Increasingly, however, those young men and women are rising up and demanding their rightful place in the decision-making process as well as a financial stake in the multi-billion dollar college sports industry.
And when those conditions aren’t met, those young athletes, or at least those with options, are getting out of the college business and going into business for themselves.
For example, three women with eligibility remaining took advantage of a loophole and bypassed their final season to enter the WNBA draft last week. All three were taken in the first round.
Of greater alarm to the college hierarchy is the decision of two male high school basketball players to bypass college entirely and play professionally here in the United States.
Jalen Greene, a 6'6'' guard from Fresno, California, widely considered the top potential college player, announced that he would play in the G-League, the NBA’s developmental league, next year, spurning a chance to play at the University of Memphis.
Meanwhile, Isaiah Todd, ranked in the top 20 among college prospects, passed up Michigan to join the G-League.
Both Greene and Todd will reportedly make at least $125,000 year, with a chance to earn as much as a half million. The pair will almost certainly make themselves available for the following year’s NBA draft with a chance to make millions more.
Under NBA rules, a high school player must wait at least a year after his class graduates before he can come to the league.
That so-called one-and-done rule has pushed a number of players, most notably Kevin Durant and Zion Williamson to spend an obligatory season in college before testing the professional waters.

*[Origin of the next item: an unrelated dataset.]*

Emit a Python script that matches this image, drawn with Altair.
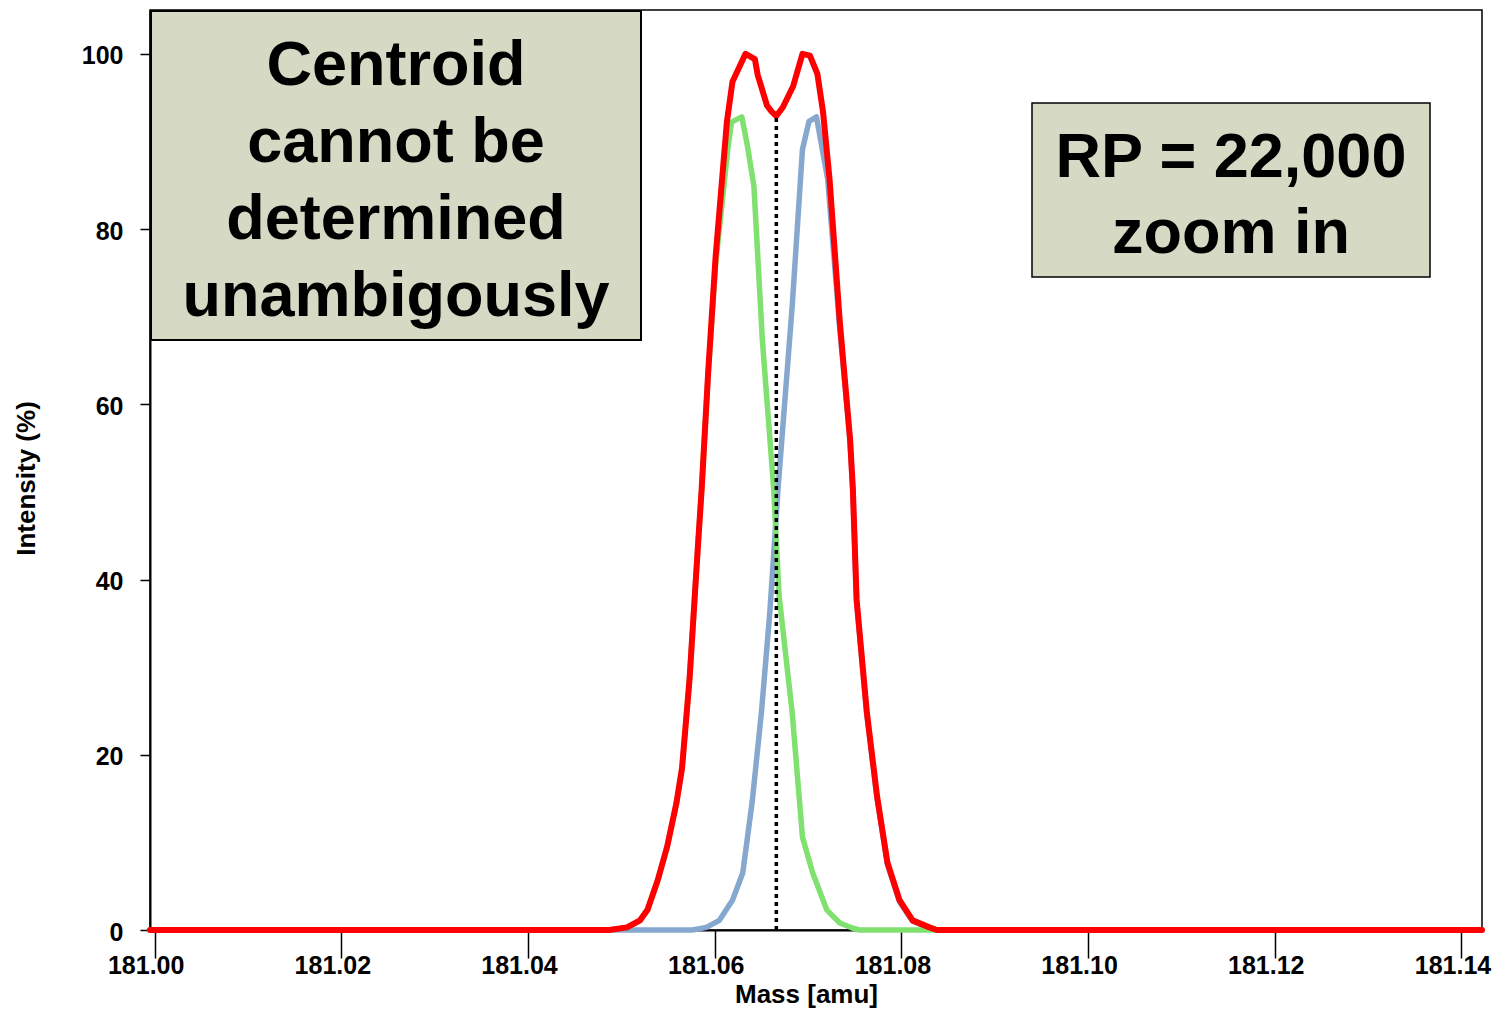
import altair as alt
import pandas as pd

# ---- data ----
red_mass = [180.9995, 181.0487, 181.0506, 181.0520, 181.0528, 181.0539, 181.0549, 181.0559,
            181.0565, 181.0573, 181.0582, 181.0586, 181.0593, 181.0601, 181.0613, 181.0619,
            181.0633, 181.0643, 181.0646, 181.0656, 181.0661, 181.0666, 181.0673, 181.0684,
            181.0694, 181.0702, 181.0710, 181.0716, 181.0723, 181.0734, 181.0745, 181.0748,
            181.0752, 181.0763, 181.0774, 181.0785, 181.0798, 181.0812, 181.0830, 181.0838,
            181.1422]
red_int = [0, 0, 0.3, 1.1, 2.3, 5.7, 9.5, 14.5,
           18.5, 28.6, 43.8, 50.3, 63.7, 76.9, 92.2, 96.8,
           100.0, 99.4, 97.6, 94.1, 93.4, 92.9, 93.9, 96.3,
           100.0, 99.8, 97.7, 93.4, 85.7, 69.4, 56.0, 50.3,
           37.7, 24.8, 15.2, 7.7, 3.4, 1.1, 0.3, 0,
           0]

green_mass = [180.9995, 181.0487, 181.0506, 181.0520, 181.0528, 181.0539, 181.0549, 181.0559,
              181.0565, 181.0573, 181.0582, 181.0586, 181.0593, 181.0601, 181.0614, 181.0618,
              181.0629, 181.0635, 181.0642, 181.0651, 181.0663, 181.0669, 181.0683, 181.0694,
              181.0705, 181.0720, 181.0734, 181.0748, 181.0755, 181.1422]
green_int = [0, 0, 0.3, 1.1, 2.3, 5.7, 9.5, 14.5,
             18.5, 28.6, 43.8, 50.3, 63.5, 76.0, 89.1, 92.2,
             92.8, 89.5, 84.9, 67.4, 50.6, 38.1, 24.8, 10.6,
             6.5, 2.3, 0.8, 0.2, 0, 0]

blue_mass = [180.9995, 181.0576, 181.0591, 181.0605, 181.0619, 181.0630, 181.0640, 181.0650,
             181.0659, 181.0668, 181.0683, 181.0694, 181.0701, 181.0709, 181.0721, 181.0734,
             181.0745, 181.0748, 181.0752, 181.0763, 181.0774, 181.0785, 181.0798, 181.0812,
             181.0830, 181.0838, 181.1422]
blue_int = [0, 0, 0.3, 1.1, 3.4, 6.5, 14.5, 24.8,
            36.2, 50.6, 71.2, 89.1, 92.3, 92.8, 85.7, 68.6,
            55.8, 50.1, 37.5, 24.6, 15.0, 7.5, 3.2, 1.0,
            0.2, 0, 0]

centroid_mass = [181.0666, 181.0666]
centroid_int = [0, 92.9]

x_ticks = [181.00, 181.02, 181.04, 181.06, 181.08, 181.10, 181.12, 181.14]
y_ticks = [0, 20, 40, 60, 80, 100]

left_note = ["Centroid", "cannot be", "determined", "unambigously"]
right_note = ["RP = 22,000", "zoom in"]

FONT = "Liberation Sans"

red_df = pd.DataFrame({"mass": red_mass, "intensity": red_int})
green_df = pd.DataFrame({"mass": green_mass, "intensity": green_int})
blue_df = pd.DataFrame({"mass": blue_mass, "intensity": blue_int})
cen_df = pd.DataFrame({"mass": centroid_mass, "intensity": centroid_int})

x_scale = alt.Scale(domain=[180.9995, 181.1422], nice=False, zero=False)
y_scale = alt.Scale(domain=[0, 105], nice=False, zero=True)

x_axis = alt.Axis(
    values=x_ticks, format=".2f", title="Mass [amu]",
    labelFont=FONT, labelFontSize=25, labelFontWeight="bold", labelColor="black",
    labelBaseline="alphabetic", labelPadding=15, labelOffset=-9, labelFlush=False,
    labelOverlap=False,
    tickSize=28, tickColor="black", tickWidth=1.5,
    domainColor="black", domainWidth=2, grid=False,
    titleFont=FONT, titleFontSize=26, titleFontWeight="bold", titleColor="black",
    titleX=656, titleY=72, titleBaseline="alphabetic", titleAlign="center",
)
y_axis = alt.Axis(
    values=y_ticks, format="d", title="Intensity (%)",
    labelFont=FONT, labelFontSize=25, labelFontWeight="bold", labelColor="black",
    labelPadding=17, labelBaseline="middle", labelOffset=2,
    tickSize=10, tickColor="black", tickWidth=1.5,
    domainColor="black", domainWidth=2, grid=False,
    titleFont=FONT, titleFontSize=26, titleFontWeight="bold", titleColor="black",
    titleX=-124, titleY=468, titleBaseline="middle", titleAlign="center", titleAngle=270,
)

def line(df, color, width):
    return alt.Chart(df).mark_line(color=color, strokeWidth=width, strokeJoin="round", strokeCap="round").encode(
        x=alt.X("mass:Q", scale=x_scale, axis=x_axis),
        y=alt.Y("intensity:Q", scale=y_scale, axis=y_axis),
        order=alt.Order("mass:Q"),
    )

blue_line = line(blue_df, "#86a8cf", 5.5)
green_line = line(green_df, "#80e070", 5.5)
red_line = line(red_df, "#ff0000", 6)

centroid = alt.Chart(cen_df).mark_line(color="black", strokeWidth=3.5, strokeDash=[4, 4]).encode(
    x=alt.X("mass:Q", scale=x_scale, axis=x_axis),
    y=alt.Y("intensity:Q", scale=y_scale, axis=y_axis),
)

box_fill = "#d6d9c3"
left_box = alt.Chart(pd.DataFrame({"k": [0]})).mark_rect(
    fill=box_fill, stroke="black", strokeWidth=2
).encode(x=alt.value(1), x2=alt.value(491), y=alt.value(1), y2=alt.value(330))

right_box = alt.Chart(pd.DataFrame({"k": [0]})).mark_rect(
    fill=box_fill, stroke="black", strokeWidth=1.5
).encode(x=alt.value(882), x2=alt.value(1280), y=alt.value(93), y2=alt.value(267))

left_text = alt.Chart(pd.DataFrame({"k": [0]})).mark_text(
    text=left_note, font=FONT, fontSize=63, fontWeight="bold", color="black",
    align="center", baseline="alphabetic", lineHeight=77,
).encode(x=alt.value(246), y=alt.value(75))

right_text = alt.Chart(pd.DataFrame({"k": [0]})).mark_text(
    text=right_note, font=FONT, fontSize=63, fontWeight="bold", color="black",
    align="center", baseline="alphabetic", lineHeight=76,
).encode(x=alt.value(1081), y=alt.value(167))

chart = alt.layer(
    blue_line, green_line, red_line, centroid,
    left_box, left_text, right_box, right_text,
).properties(
    width=1332, height=920,
    autosize=alt.AutoSizeParams(type="none"),
    padding={"left": 150, "top": 10, "right": 15, "bottom": 80},
    background="white",
).configure_view(stroke="black", strokeWidth=1.5)

chart.save("out.html", embed_options={"renderer": "svg", "actions": False})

While the restriction is imposed by the NBA, it’s the colleges that have benefitted. Those one-and-done players are often the most gifted in their respective classes and putting them on the floor for a year at no pay and little beyond a scholarship does wonders for college basketball.
And since players become ineligible to play in college once they hire an agent, the NCAA does those players a double disservice by refusing to allow them to reconsider their decisions without giving up their eligibility.
To be sure, college basketball won’t go into obscurity the way the USFL, the ABA or the World Hockey Association have, all distant memories in the sports history books.
But without a massive rethink of philosophy by the NCAA, the best young players will go straight to the pros, thus rendering the college game irrelevant, the next worst thing to obscurity.
And that’s how I see it for this week.